The fiscal pressure is concrete. Massachusetts imposed a millionaire's tax that costs a $10 million founder $860,000, versus zero in Austin. The state also charges 6.4% sales tax on SaaS revenue, while most states tax software not at all. Massachusetts only conformed to federal R&D tax rules in 2022, decades after competitors did. The cultural problem runs deeper. Boston-based venture investors have earned a reputation for extracting side deals and offmarket terms from founders after liquidity events, creating a persistent trust deficit that no single policy can fix.

Once talent networks evaporate, the feedback loop tightens. San Francisco has 600 VPs of engineering who can scale companies from 25 to 500 people. Boston has five, and they're leaving for higher comp and better odds. Junior talent flees each summer. As the ecosystem shrinks, remaining investors and operators resort to predatory pricing with seed rounds closing at $10 million valuations that would be laughable elsewhere, and shadier tactics to recoup lost yield.

Manitis argues this same dynamic is lining up in San Francisco. The city faces Prop M (office vacancy tax) and regulatory treatment of tech as a cash cow. The AI boom has attracted bad actors, and the same elite insularity that prevented Boston from cleaning house is setting in on the West Coast. Boston's loss cost the country a few hundred billion in enterprise value. San Francisco's would erase a third of U.S. GDP growth over the past decade.

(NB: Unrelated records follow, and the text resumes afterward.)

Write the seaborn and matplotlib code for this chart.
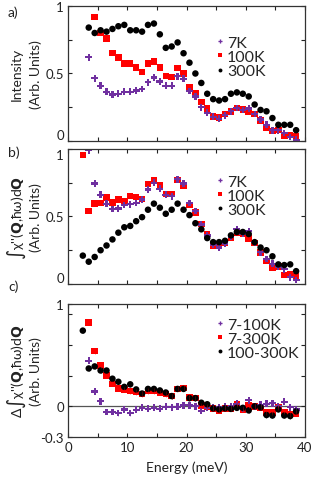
import matplotlib
matplotlib.use("Agg")
import matplotlib.pyplot as plt
import numpy as np
import pandas as pd
import seaborn as sns

# energies (meV)
e_from_25 = np.arange(2.5, 39.0, 1.0)   # 2.5 .. 38.5
e_from_35 = np.arange(3.5, 39.0, 1.0)   # 3.5 .. 38.5
e_from_45 = np.arange(4.5, 39.0, 1.0)   # 4.5 .. 38.5

# panel a: intensity
a_7k = [0.62, 0.465, 0.41, 0.365, 0.345, 0.35, 0.365, 0.365, 0.375, 0.385, 0.435, 0.47,
        0.44, 0.41, 0.41, 0.48, 0.46, 0.37, 0.33, 0.25, 0.21, 0.18, 0.165, 0.19, 0.22,
        0.245, 0.23, 0.24, 0.20, 0.16, 0.12, 0.08, 0.08, 0.06, 0.03, 0.01]
a_100k = [0.92, 0.80, 0.76, 0.65, 0.62, 0.575, 0.575, 0.545, 0.51, 0.575, 0.59, 0.545,
          0.48, 0.475, 0.54, 0.50, 0.40, 0.35, 0.29, 0.24, 0.18, 0.175, 0.20, 0.22, 0.245,
          0.235, 0.22, 0.20, 0.15, 0.10, 0.075, 0.08, 0.04, 0.045, 0.035]
a_300k = [0.84, 0.80, 0.82, 0.81, 0.83, 0.85, 0.86, 0.82, 0.82, 0.81, 0.86, 0.87, 0.79,
          0.69, 0.70, 0.73, 0.65, 0.58, 0.50, 0.43, 0.35, 0.31, 0.30, 0.31, 0.35, 0.36,
          0.35, 0.33, 0.27, 0.23, 0.22, 0.17, 0.12, 0.12, 0.12, 0.08]

# panel b: integrated chi''
b_7k = [0.99, 0.745, 0.66, 0.595, 0.555, 0.56, 0.585, 0.59, 0.60, 0.625, 0.70, 0.75,
        0.705, 0.66, 0.65, 0.775, 0.745, 0.60, 0.54, 0.44, 0.36, 0.29, 0.27, 0.30, 0.35,
        0.405, 0.37, 0.39, 0.31, 0.235, 0.185, 0.15, 0.13, 0.11, 0.05, 0.03]
b_100k = [0.955, 0.54, 0.595, 0.60, 0.64, 0.605, 0.625, 0.615, 0.65, 0.645, 0.63, 0.74,
          0.77, 0.73, 0.665, 0.665, 0.77, 0.725, 0.585, 0.53, 0.445, 0.365, 0.285, 0.28,
          0.305, 0.345, 0.38, 0.375, 0.335, 0.305, 0.235, 0.17, 0.12, 0.13, 0.065, 0.075, 0.06]
b_300k = [0.21, 0.165, 0.20, 0.25, 0.285, 0.33, 0.38, 0.42, 0.43, 0.465, 0.495, 0.55,
          0.595, 0.565, 0.52, 0.55, 0.595, 0.55, 0.51, 0.45, 0.405, 0.34, 0.31, 0.31, 0.32,
          0.36, 0.385, 0.385, 0.37, 0.31, 0.27, 0.25, 0.205, 0.145, 0.14, 0.145, 0.095]

# panel c: differences
c_7_100 = [0.445, 0.145, 0.05, -0.055, -0.055, -0.065, -0.03, -0.065, -0.035, -0.015, -0.025,
           -0.015, -0.025, -0.005, -0.01, -0.005, 0.01, 0.01, 0.0, -0.045, -0.015, -0.015,
           -0.01, -0.005, 0.0, 0.025, -0.02, 0.06, 0.0, 0.015, 0.025, 0.03, 0.0, 0.045, -0.01, -0.03]
c_7_300 = [0.82, 0.54, 0.40, 0.30, 0.22, 0.175, 0.165, 0.15, 0.14, 0.12, 0.15, 0.15, 0.135,
           0.12, 0.10, 0.17, 0.18, 0.085, 0.08, 0.01, 0.0, -0.02, -0.04, -0.02, -0.02, 0.02,
           -0.035, 0.01, 0.0, -0.01, -0.06, -0.06, -0.01, -0.055, -0.075, -0.07]
c_100_300 = [0.74, 0.37, 0.39, 0.35, 0.35, 0.27, 0.24, 0.19, 0.215, 0.165, 0.125, 0.17, 0.17,
             0.155, 0.135, 0.10, 0.17, 0.17, 0.08, 0.08, 0.035, 0.02, -0.02, -0.03, -0.02,
             -0.025, -0.015, -0.015, -0.04, 0.0, -0.01, -0.085, -0.09, -0.03, -0.09, -0.095, -0.05]
c_err = 0.025

purple = "#7030A0"
red = "#FF0000"
black = "#000000"

font = ["Lato", "DejaVu Sans"]


def panel_frame(series):
    # series: list of (label, energies, values); draw order = list order
    parts = []
    for label, e, v in series:
        parts.append(pd.DataFrame({"Energy": e, "Value": v, "Series": label}))
    return pd.concat(parts, ignore_index=True)


def draw_panel(ax, series, labels, colors, markers, sizes):
    data = panel_frame(series)
    sns.scatterplot(data=data, x="Energy", y="Value", hue="Series", style="Series",
                    hue_order=labels, style_order=labels,
                    palette=dict(zip(labels, colors)), markers=dict(zip(labels, markers)),
                    size="Series", sizes=dict(zip(labels, sizes)), size_order=labels,
                    edgecolor="none", linewidth=0, ax=ax, legend=True)
    ax.set_xlim(0, 40)
    ax.set_xticks(np.arange(0, 41, 5))
    ax.tick_params(direction="in", top=True, right=True, length=3, width=0.8,
                   labelsize=9.5, colors="#222222", pad=3)
    for s in ax.spines.values():
        s.set_linewidth(0.9)
        s.set_color("#333333")
    ax.set_xlabel("")
    ax.set_ylabel("")


sns.set_theme(style="ticks")
plt.rcParams["font.family"] = font

fig = plt.figure(figsize=(3.16, 4.85), dpi=100)
ax_a = fig.add_axes([0.2152, 0.7072, 0.75, 0.2784])
ax_b = fig.add_axes([0.2152, 0.4124, 0.75, 0.2784])
ax_c = fig.add_axes([0.2152, 0.0969, 0.75, 0.2742])

temps = ["7K", "100K", "300K"]
cols = [purple, red, black]
marks = ["P", "s", "o"]
szs = [24, 22, 22]

draw_panel(ax_a, [("100K", e_from_45, a_100k), ("7K", e_from_35, a_7k),
                  ("300K", e_from_35, a_300k)], temps, cols, marks, szs)
draw_panel(ax_b, [("100K", e_from_25, b_100k), ("7K", e_from_35, b_7k),
                  ("300K", e_from_25, b_300k)], temps, cols, marks, szs)

diffs = ["7-100K", "7-300K", "100-300K"]
ax_c.axhline(0, color="#555555", lw=0.9, zorder=0)
ax_c.errorbar(e_from_35, c_7_100, yerr=c_err, fmt="none", ecolor=purple, elinewidth=0.6, alpha=0.6)
ax_c.errorbar(e_from_35, c_7_300, yerr=c_err, fmt="none", ecolor=red, elinewidth=0.6, alpha=0.6)
ax_c.errorbar(e_from_25, c_100_300, yerr=c_err, fmt="none", ecolor=black, elinewidth=0.6, alpha=0.6)
draw_panel(ax_c, [("7-300K", e_from_35, c_7_300), ("7-100K", e_from_35, c_7_100),
                  ("100-300K", e_from_25, c_100_300)], diffs, cols, marks, szs)

for ax in (ax_a, ax_b):
    ax.set_ylim(0, 1)
    ax.set_yticks([0, 0.25, 0.5, 0.75, 1])
    ax.set_yticklabels(["0", "", "0.5", "", "1"])
    ax.set_xticklabels([])

# keep the stacked "0" / "1" labels apart, as in the reference
ax_a.get_yticklabels()[0].set_va("bottom")
ax_b.get_yticklabels()[0].set_va("bottom")
ax_b.get_yticklabels()[-1].set_va("top")

ax_c.set_ylim(-0.3, 1)
ax_c.set_yticks([-0.3, 0, 0.3, 0.6, 0.9, 1])
ax_c.set_yticklabels(["-0.3", "0", "", "", "", "1"])
ax_c.set_xticklabels(["0", "", "10", "", "20", "", "30", "", "40"])
ax_c.set_xlabel("Energy (meV)", fontsize=10, color="#222222", labelpad=5)

legend_pos = {ax_a: (0.58, 0.84), ax_b: (0.58, 0.87), ax_c: (0.58, 0.96)}
for ax, pos in legend_pos.items():
    h, l = ax.get_legend_handles_labels()
    ax.legend(h, l, loc="upper left", bbox_to_anchor=pos, frameon=False, fontsize=11.5,
              handletextpad=0.05, labelspacing=0.0, borderpad=0, handlelength=0.8,
              markerscale=0.6)

ylabels = {
    ax_a: "Intensity",
    ax_b: "∫χ''(" + r"$\mathbf{Q}$" + ",ħω)d" + r"$\mathbf{Q}$",
    ax_c: "Δ∫χ''(" + r"$\mathbf{Q}$" + ",ħω)d" + r"$\mathbf{Q}$",
}
for ax, txt in ylabels.items():
    ax.text(-0.215, 0.5, txt, transform=ax.transAxes, rotation=90, ha="center",
            va="center", fontsize=10, color="#222222")
    ax.text(-0.135, 0.5, "(Arb. Units)", transform=ax.transAxes, rotation=90,
            ha="center", va="center", fontsize=10, color="#222222")

fig.text(8 / 316, 1 - 13 / 485, "a)", fontsize=10, va="center", color="#222222")
fig.text(8 / 316, 1 - 153 / 485, "b)", fontsize=10, va="center", color="#222222")
fig.text(8 / 316, 1 - 287 / 485, "c)", fontsize=10, va="center", color="#222222")

fig.savefig("out.png", dpi=100, facecolor="white")
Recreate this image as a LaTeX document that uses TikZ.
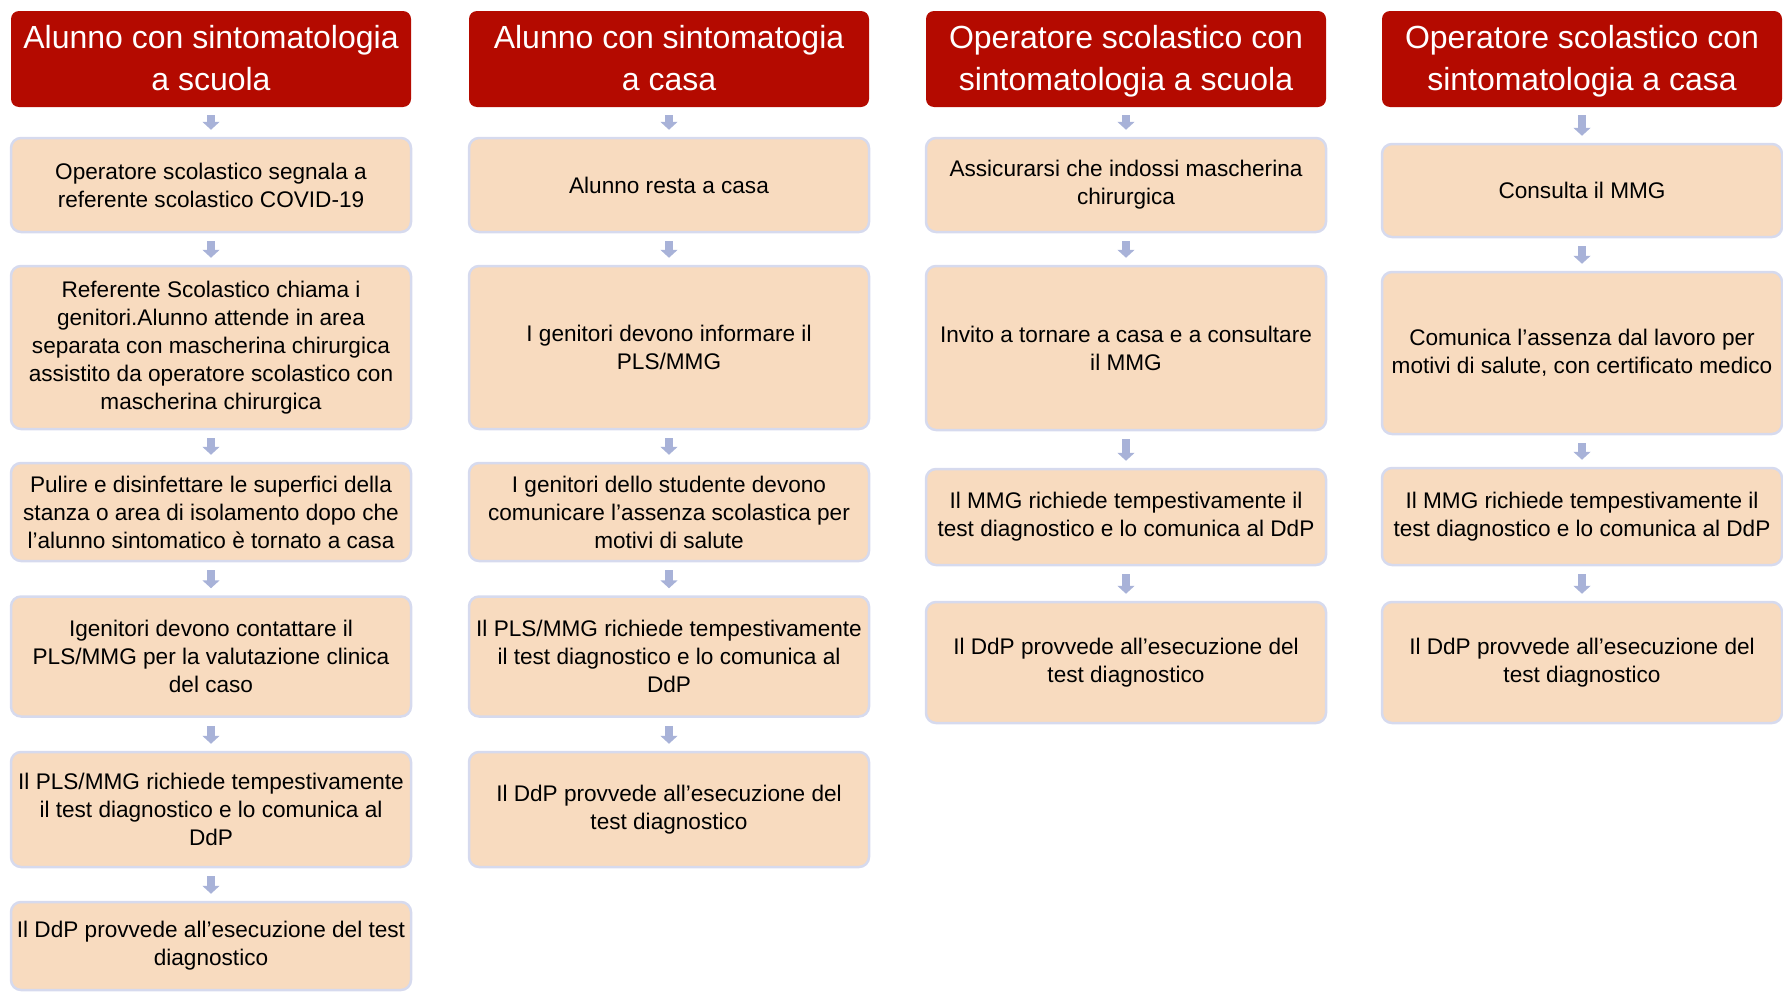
\documentclass[tikz,border=0pt]{standalone}
\usepackage{fontspec}
\setmainfont{Liberation Sans}
\usetikzlibrary{arrows.meta}
\definecolor{hdrred}{RGB}{180,10,0}
\definecolor{boxfill}{RGB}{248,219,191}
\definecolor{boxline}{RGB}{214,218,238}
\definecolor{arrcol}{RGB}{168,178,216}
\newcommand{\hdrtop}{\rule{0pt}{34.4pt}}
\tikzset{
  hdr/.style={rectangle, rounded corners=8pt, fill=hdrred, text=white, align=center,
    minimum width=400pt, minimum height=96pt, inner xsep=3pt, inner ysep=1pt,
    font=\fontsize{32}{42}\selectfont},
  flowbox/.style={rectangle, rounded corners=10pt, fill=boxfill, draw=boxline, line width=2.5pt,
    align=center, minimum width=400pt, inner xsep=3pt, text=black,
    font=\fontsize{22.6}{28}\selectfont},
  conn/.style={draw=arrcol, line width=8pt, -{Triangle[width=17pt,length=8pt]},
    shorten <=8pt, shorten >=7pt}
}
\begin{document}
\begin{tikzpicture}[x=1pt,y=1pt]
\useasboundingbox (0,0) rectangle (1783,-993);
% column 1
\node[hdr] (h1) at (211,-59) {\hdrtop Alunno con sintomatologia\\a scuola\strut};
\node[flowbox, minimum height=94pt] (a1) at (211,-185) {Operatore scolastico segnala a\\referente scolastico COVID-19};
\node[flowbox, minimum height=163pt] (a2) at (211,-347.5) {Referente Scolastico chiama i\\genitori.Alunno attende in area\\separata con mascherina chirurgica\\assistito da operatore scolastico con\\mascherina chirurgica};
\node[flowbox, minimum height=98pt] (a3) at (211,-512) {Pulire e disinfettare le superfici della\\stanza o area di isolamento dopo che\\l’alunno sintomatico è tornato a casa};
\node[flowbox, minimum height=120pt] (a4) at (211,-656.5) {Igenitori devono contattare il\\PLS/MMG per la valutazione clinica\\del caso};
\node[flowbox, minimum height=115pt] (a5) at (211,-809.5) {Il PLS/MMG richiede tempestivamente\\il test diagnostico e lo comunica al\\DdP};
\node[flowbox, minimum height=88pt] (a6) at (211,-946) {Il DdP provvede all’esecuzione del test\\diagnostico};
% column 2
\node[hdr] (h2) at (669,-59) {\hdrtop Alunno con sintomatogia\\a casa\strut};
\node[flowbox, minimum height=94pt] (b1) at (669,-185) {Alunno resta a casa};
\node[flowbox, minimum height=163pt] (b2) at (669,-347.5) {I genitori devono informare il\\PLS/MMG};
\node[flowbox, minimum height=98pt] (b3) at (669,-512) {I genitori dello studente devono\\comunicare l’assenza scolastica per\\motivi di salute};
\node[flowbox, minimum height=120pt] (b4) at (669,-656.5) {Il PLS/MMG richiede tempestivamente\\il test diagnostico e lo comunica al\\DdP};
\node[flowbox, minimum height=115pt] (b5) at (669,-809.5) {Il DdP provvede all’esecuzione del\\test diagnostico};
% column 3
\node[hdr] (h3) at (1126,-59) {\hdrtop Operatore scolastico con\\sintomatologia a scuola\strut};
\node[flowbox, minimum height=94pt] (c1) at (1126,-185) {Assicurarsi che indossi mascherina\\chirurgica};
\node[flowbox, minimum height=164pt] (c2) at (1126,-348) {Invito a tornare a casa e a consultare\\il MMG};
\node[flowbox, minimum height=96pt] (c3) at (1126,-517) {Il MMG richiede tempestivamente il\\test diagnostico e lo comunica al DdP};
\node[flowbox, minimum height=121pt] (c4) at (1126,-662.5) {Il DdP provvede all’esecuzione del\\test diagnostico};
% column 4
\node[hdr] (h4) at (1582,-59) {\hdrtop Operatore scolastico con\\sintomatologia a casa\strut};
\node[flowbox, minimum height=93pt] (d1) at (1582,-190.5) {Consulta il MMG};
\node[flowbox, minimum height=162pt] (d2) at (1582,-353) {Comunica l’assenza dal lavoro per\\motivi di salute, con certificato medico};
\node[flowbox, minimum height=97pt] (d3) at (1582,-516.5) {Il MMG richiede tempestivamente il\\test diagnostico e lo comunica al DdP};
\node[flowbox, minimum height=121pt] (d4) at (1582,-662.5) {Il DdP provvede all’esecuzione del\\test diagnostico};
% connectors
\draw[conn] (h1) -- (a1);
\draw[conn] (a1) -- (a2);
\draw[conn] (a2) -- (a3);
\draw[conn] (a3) -- (a4);
\draw[conn] (a4) -- (a5);
\draw[conn] (a5) -- (a6);
\draw[conn] (h2) -- (b1);
\draw[conn] (b1) -- (b2);
\draw[conn] (b2) -- (b3);
\draw[conn] (b3) -- (b4);
\draw[conn] (b4) -- (b5);
\draw[conn] (h3) -- (c1);
\draw[conn] (c1) -- (c2);
\draw[conn] (c2) -- (c3);
\draw[conn] (c3) -- (c4);
\draw[conn] (h4) -- (d1);
\draw[conn] (d1) -- (d2);
\draw[conn] (d2) -- (d3);
\draw[conn] (d3) -- (d4);
\end{tikzpicture}
\end{document}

The deeper failure is narrative. The tech industry has not articulated why innovation matters to ordinary voters. The median American sees AI as water-wasting, power-hungry, prone to scamming grandparents and exposing children to gambling and adult content. If the industry's best pitch is better chatbots for sports betting, voters will rationally choose to cage the sector. Technology is the only mechanism for escaping the Malthusian trap, but the industry has substituted AGI hype for a coherent theology of progress. Until leaders articulate innovation as a moral imperative rather than a rationalist inevitability, expect the entire U.S. tech ecosystem to follow Boston's path: taxed, looted, exhausted.

The industry lacks a figure with the earnestness and scale of Steve Jobs. Jobs could pitch stock options as a technical question about incentive alignment or describe computers as bicycles for the mind, because he was larger than life and genuinely believed in the technology's human impact. Current leaders such as Elon, Sam Altman, and Dario Amodei trigger hostility when they discuss AI, even when saying optimistic things. The rationalist culture of AI compounds this by assuming insiders already understand why AI is good and focusing instead on convincing them it's safe. Ordinary people know only Terminator narratives and job-displacement warnings. What's missing is someone willing to dwell on tactile, immediate benefits such as a free doctor in your pocket, the ability to learn languages, or the ability to create art, without seeming like a Steve Jobs impersonator.

One structural constraint complicates the narrative problem: AI's capital intensity. Apple built low-capex products that could fund themselves through sales. AI requires massive upfront infrastructure spending and must convince financial markets to fund it. That forces messaging toward Wall Street as much as the public, diluting the kind of pure product optimism Jobs could afford.